MUMBAI, JUNE 28: Pressure is mounting on the Bombay Gymkhana Club to come clean on the mess created by Sunil Gavaskar’s locker with members of the club — some of corporate Mumbai’s biggest names — for the first time coming out openly against the managing committee of the club.
On the eve of the crucial meeting of the managing committee where the issue of the resignation of president Gautam Thakkar is scheduled to be discussed, a group of about 25 members met at the Palms restaurant in the club’s premises to demand answers to questions that have been hanging thick over the club since this paper reported the discovery of huge sums of money in Gavaskar’s locker in the men’s room.
At the impromptu meeting speakers vehemently demanded the resignation of Thakkar — a friend of Gavaskar’s — for lack of transperancy in handling the issue but many members feel the entire managing committee of 18 should step down for conveniently turning a blind eye to the problem till the time that the story was broken.
Though the managing committee is now woefully divided into pro- and anti-Thakkar lobbies, the average member of the club is clearly miffed with the way the managing committee handled the situation to the detriment of the club’s reputation. Members are furious that not only was Gavaskar allowed to operate an unlisted and unmarked locker but he was also not paying for the same. They want to know who was the premises secretary and president of the club when Gavaskar was given the unmarked locker and who waived the fee — Rs 50 per year till some time ago, now hiked to Rs 600. (Only after the locker was opened was it known that the locker belonged to Gavaskar because there were contract papers bearing his name and signature.)
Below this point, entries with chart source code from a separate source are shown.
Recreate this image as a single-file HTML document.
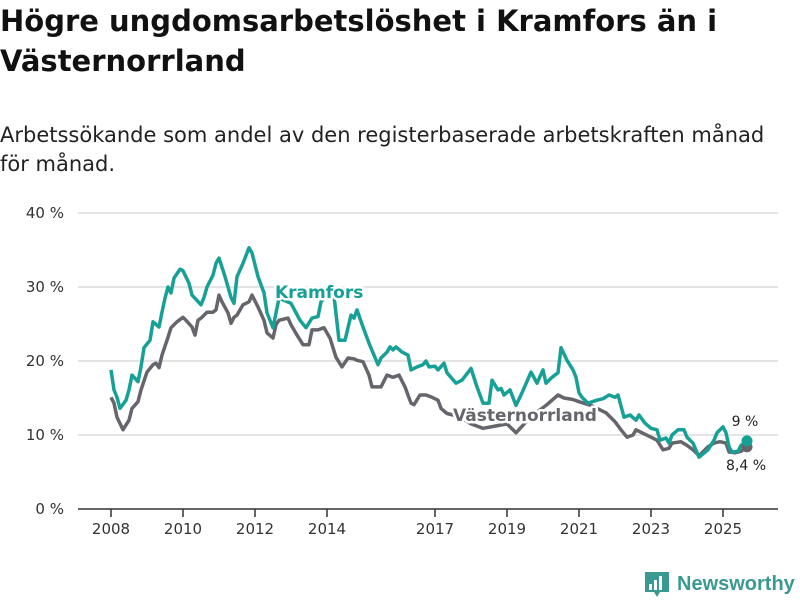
<!DOCTYPE html>
<html><head><meta charset="utf-8">
<style>
body{margin:0;background:#fff;width:800px;height:600px;overflow:hidden;font-family:"DejaVu Sans",sans-serif;}
#title{position:absolute;left:0;top:1px;margin:0;font-size:29px;font-weight:bold;line-height:40px;color:#111;width:790px}
#sub{position:absolute;left:0;top:121px;margin:0;font-size:21px;line-height:29px;color:#222;width:800px;white-space:nowrap}
svg{position:absolute;left:0;top:0}
</style></head><body>
<h1 id="title">Högre ungdomsarbetslöshet i Kramfors än i Västernorrland</h1>
<p id="sub">Arbetssökande som andel av den registerbaserade arbetskraften månad<br>för månad.</p>
<svg id="chart" width="800" height="600"></svg>
<script>
const yTicks=[0,10,20,30,40];
const xTickYears=[2008,2010,2012,2014,2017,2019,2021,2023,2025];
// months since Jan 2008
const kramMonths=[0,1,2,3,5,6,7,9,10,11,13,14,16,17,18,19,20,21,23,24,26,27,30,31,32,34,35,36,38,40,41,42,44,46,47,49,51,52,54,56,60,63,65,67,69,70,74,76,78,80,81,82,84,86,89,90,92,93,94,95,97,99,100,102,104,105,106,108,109,111,112,115,117,120,122,124,126,127,129,130,131,133,135,137,140,142,144,145,147,149,150,152,154,155,156,157,159,162,164,166,168,169,171,173,175,176,178,180,182,183,185,186,187,189,191,192,194,196,199,201,202,204,205,206,207,209,210,212];
const kramValues=[18.8,16.1,15.1,13.6,14.7,16.1,18.1,17.2,19.2,21.8,22.8,25.3,24.6,26.6,28.5,30,29.2,31.2,32.4,32.2,30.5,28.9,27.6,28.6,30,31.6,33.2,33.9,31.4,28.6,27.8,31.4,33.2,35.3,34.6,31.4,29.2,26.5,24.5,28.5,27.8,25.5,24.5,25.8,26,28,30,22.8,22.8,26.2,25.8,26.9,24.6,22.4,19.5,20.4,21.2,21.9,21.5,21.9,21.2,20.8,18.8,19.2,19.5,20,19.2,19.3,18.8,19.7,18.4,17,17.4,19,16.5,14.3,14.3,17.4,16.1,16.3,15.4,16.1,14,15.7,18.5,17,18.8,17,17.8,18.4,21.8,20.1,18.8,17.8,15.7,15.1,14.3,14.7,14.9,15.4,15.1,15.4,12.4,12.7,12,12.7,11.6,10.9,10.7,9.3,9.6,8.9,10,10.7,10.7,9.7,8.9,7,8,9.3,10.3,11.1,10.3,8.4,7.7,7.8,8.6,9.2];
const vnMonths=[0,1,2,4,6,7,9,10,12,14,15,16,17,19,20,22,24,25,27,28,29,30,32,34,35,36,37,39,40,41,42,44,46,47,49,51,52,54,55,56,59,60,62,64,66,67,69,71,73,75,77,79,81,82,84,86,87,90,92,94,96,98,100,101,103,105,107,109,110,112,116,120,124,128,132,135,140,145,149,151,154,156,160,165,168,170,172,174,175,177,180,182,184,186,187,190,192,194,196,199,201,203,205,206,208,210,212];
const vnValues=[15.1,14.3,12.4,10.7,12,13.6,14.5,16.1,18.5,19.5,19.7,19.1,20.8,23.2,24.5,25.3,25.9,25.5,24.6,23.5,25.5,25.8,26.6,26.6,26.9,28.9,28,26.5,25.1,25.9,26.2,27.6,28,28.9,27.3,25.5,23.8,23.1,24.9,25.5,25.8,24.9,23.5,22.2,22.2,24.2,24.2,24.5,23.1,20.5,19.2,20.4,20.3,20.1,19.9,18.1,16.5,16.5,18.1,17.8,18.1,16.5,14.3,14.1,15.4,15.4,15.1,14.7,13.6,12.9,12.5,11.5,10.9,11.2,11.5,10.3,12.5,14,15.4,15,14.8,14.5,14,13,11.8,10.7,9.7,10,10.7,10.3,9.7,9.3,8,8.2,8.9,9.1,8.6,8,7.2,8.4,8.9,9.1,8.9,7.7,7.6,7.8,8.4];
const kramLast="9 %", vnLast="8,4 %";

const NS="http://www.w3.org/2000/svg";
const svg=document.getElementById('chart');
const X0=111, PXM=3, Y0=509, PXP=7.4;
const FF='DejaVu Sans, sans-serif';
const xm=m=>X0+m*PXM;
const xy=v=>Y0-v*PXP;
function el(tag,attrs,parent){const e=document.createElementNS(NS,tag);for(const k in attrs)e.setAttribute(k,attrs[k]);(parent||svg).appendChild(e);return e;}

yTicks.forEach(t=>{
  if(t>0){const g=el('line',{x1:78,x2:778,y1:xy(t),y2:xy(t),stroke:'#dcdcdc','stroke-width':1.5});
  
  }
  const tx=el('text',{x:64,y:xy(t)+5,'text-anchor':'end','font-size':15,fill:'#333','font-family':FF});
  tx.textContent=t+' %';
  
  
});
const ax=el('line',{x1:78,x2:778,y1:Y0,y2:Y0,stroke:'#333','stroke-width':1.5});


xTickYears.forEach(yr=>{
  const x=xm((yr-2008)*12);
  const tk=el('line',{x1:x,x2:x,y1:Y0,y2:Y0+8,stroke:'#333','stroke-width':1.5});
  
  
  const tx=el('text',{x:x,y:534,'text-anchor':'middle','font-size':15,fill:'#333','font-family':FF});
  tx.textContent=yr;
  
  
});
function line(ms,vs,color,name){
  const d=ms.map((m,i)=>(i?'L':'M')+xm(m).toFixed(1)+','+xy(vs[i]).toFixed(1)).join('');
  const p=el('path',{d:d,fill:'none',stroke:color,'stroke-width':3.5,'stroke-linejoin':'round'});
  
  
}
line(vnMonths,vnValues,'#67656c','vasternorrland-line');
line(kramMonths,kramValues,'#16a096','kramfors-line');
const d1=el('circle',{cx:xm(vnMonths[vnMonths.length-1]),cy:xy(vnValues[vnValues.length-1]),r:5.5,fill:'#67656c'});


const d2=el('circle',{cx:xm(kramMonths[kramMonths.length-1]),cy:xy(kramValues[kramValues.length-1]),r:5.5,fill:'#16a096'});


function label(x,y,txt,color,name,size,bold,anchor){
  const t=el('text',{x:x,y:y,fill:color,'font-size':size,'font-weight':bold?'bold':'normal','text-anchor':anchor||'start',stroke:'#fff','stroke-width':bold?5:0,'paint-order':'stroke','stroke-linejoin':'round','font-family':FF});
  t.textContent=txt;
  
  
}
label(275,298,'Kramfors','#16a096','kramfors-label',17,true);
label(453,421,'Västernorrland','#67656c','vasternorrland-label',17,true);
label(745,426,kramLast,'#222','kramfors-last-value',14,false,'middle');
label(746,470,vnLast,'#222','vasternorrland-last-value',14,false,'middle');
// logo
const lg=el('g',{});


el('path',{d:'M645 572h24v20h-9l-3 5-3-5h-9z',fill:'#3a9a92'},lg);
[[649,584,3,6],[654,580,3,10],[659,576,3,14]].forEach(r=>el('rect',{x:r[0],y:r[1],width:r[2],height:r[3],fill:'#fff'},lg));
const lt=el('text',{x:677,y:590,fill:'#3a9a92','font-size':20,'font-weight':'bold','font-family':'Liberation Sans, sans-serif'},lg);
lt.textContent='Newsworthy';
</script>
</body></html>
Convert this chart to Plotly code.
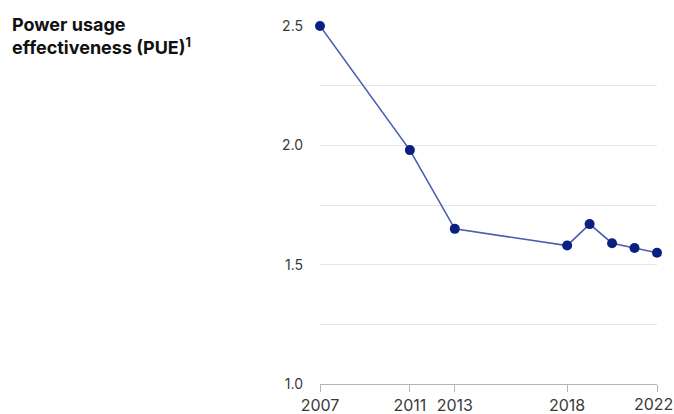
import plotly.graph_objects as go

# Power usage effectiveness by year
years = [2007, 2011, 2013, 2018, 2019, 2020, 2021, 2022]
pue = [2.50, 1.98, 1.65, 1.58, 1.67, 1.59, 1.57, 1.55]

x_tick_years = [2007, 2011, 2013, 2018, 2022]
x_tick_text = ["2007", "2011", "2013", "2018", "2022"]
y_tick_vals = [1.0, 1.5, 2.0, 2.5]
y_tick_text = ["1.0", "1.5", "2.0", "2.5"]

W, H = 674, 414
ML, MR, MT, MB = 320, 17, 26, 30
PW = W - ML - MR
PH = H - MT - MB

TITLE_FONT = "Inter, Liberation Sans, Arial, sans-serif"
TICK_FONT = "Inter, DejaVu Sans, sans-serif"
TICK_COLOR = "#3a3a3a"
AXIS_COLOR = "#b5b5b5"
GRID_COLOR = "#e6e6e6"

fig = go.Figure()
fig.add_trace(go.Scatter(
    x=years, y=pue,
    mode="lines+markers",
    line=dict(color="#4a5db0", width=1.6),
    marker=dict(color="#0a1f80", size=10),
    cliponaxis=False,
    hoverinfo="x+y",
))

fig.update_layout(
    width=W, height=H,
    margin=dict(l=ML, r=MR, t=MT, b=MB, pad=0),
    paper_bgcolor="white",
    plot_bgcolor="white",
    showlegend=False,
    font=dict(family=TICK_FONT, color=TICK_COLOR, size=13),
    xaxis=dict(
        range=[x_tick_years[0], x_tick_years[-1]],
        tickvals=x_tick_years,
        # the final year is written separately below, nudged left to stay on the canvas
        ticktext=x_tick_text[:-1] + [""],
        automargin=False,
        showgrid=False,
        zeroline=False,
        showline=True,
        linecolor=AXIS_COLOR,
        linewidth=1,
        ticks="outside",
        ticklen=7,
        tickcolor=AXIS_COLOR,
        tickwidth=1,
        tickfont=dict(family=TICK_FONT, size=16, color=TICK_COLOR),
        fixedrange=True,
    ),
    yaxis=dict(
        range=[1.0, 2.5],
        tickvals=y_tick_vals,
        ticktext=y_tick_text,
        automargin=False,
        showgrid=True,
        gridcolor=GRID_COLOR,
        gridwidth=1,
        zeroline=False,
        showline=False,
        ticks="",
        ticklabelstandoff=16,
        tickfont=dict(family=TICK_FONT, size=14, color=TICK_COLOR),
        minor=dict(dtick=0.25, tick0=1.0, showgrid=True, gridcolor=GRID_COLOR, gridwidth=1),
        fixedrange=True,
    ),
)

# Label for the last year, at its tick position under the axis
fig.add_annotation(
    xref="x", yref="paper",
    x=x_tick_years[-1], y=0,
    xanchor="center", yanchor="top",
    xshift=-4, yshift=-9,
    borderpad=0,
    showarrow=False,
    text=x_tick_text[-1],
    font=dict(family=TICK_FONT, size=16, color=TICK_COLOR),
)

# Chart heading, placed at the top-left of the canvas
fig.add_annotation(
    xref="paper", yref="paper",
    x=(10 - ML) / PW, y=(H - MB - 12) / PH,
    xanchor="left", yanchor="top",
    align="left",
    showarrow=False,
    text="<b>Power usage<br>effectiveness (PUE)<sup>1</sup></b>",
    font=dict(family=TITLE_FONT, size=18, color="#111111"),
)

fig.write_html("out.html")
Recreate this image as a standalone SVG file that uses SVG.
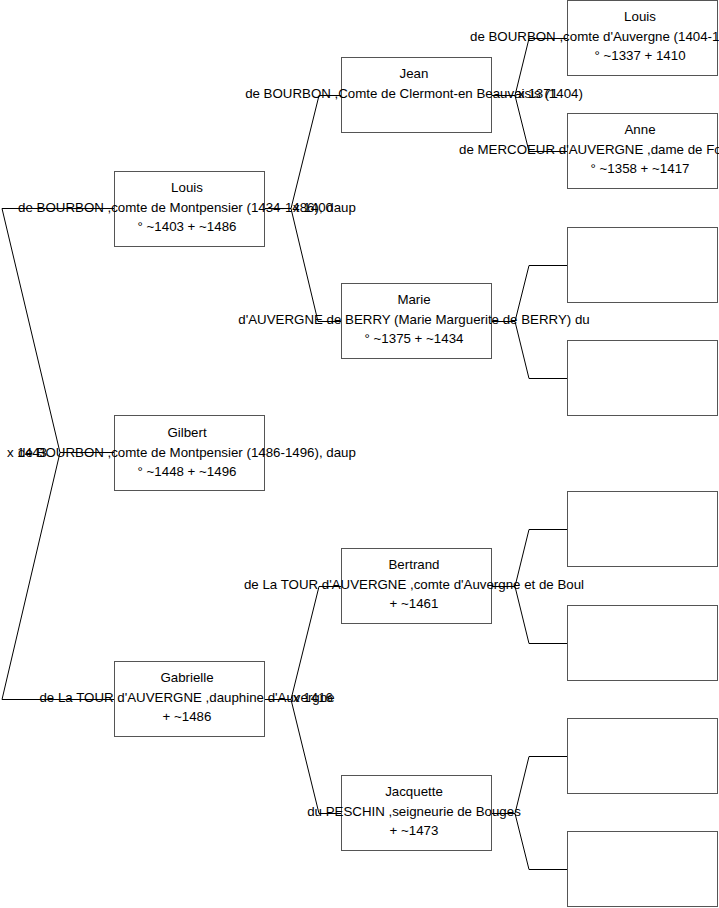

Members have also been exercised over the fact that though the management put out a general circular in January advising them to use the lockers only for gym purposes — a suggestion that more than one member knew of the locker episode even at that time — it did not deem it necessary to inform the members.
With all this, Wednesday’s meeting will be keenly watched because Thakkar was given an ultimatum by some managing committee members to step down before the meeting. Many believe that Thakkar will not be too eager to oblige because there is enough evidence to prove that at least a few more committee members knew of the incident right from the beginning. Also, the managing committee has itself got to answer one very inconvenient question: Even assuming that most of the members did not know about the incident, why did the committee not haul the president over the coals on June 2 when, following the first report in this paper, an emergency meeting was called and the issue discussed threadbare? Why did they have to wait another three full weeks before they discovered their conscience?
Members also think that chief executive officer and secretary of the club, Col (retd) A Nagi, who was asked by the managing committee to put in his papers, was being made a scapegoat. The Colonel, it is learnt, has refused to be drawn into the faction fights and has taken the stand that he was just an employee and was following orders and that he had done his job of keeping his bosses informed every step of the way.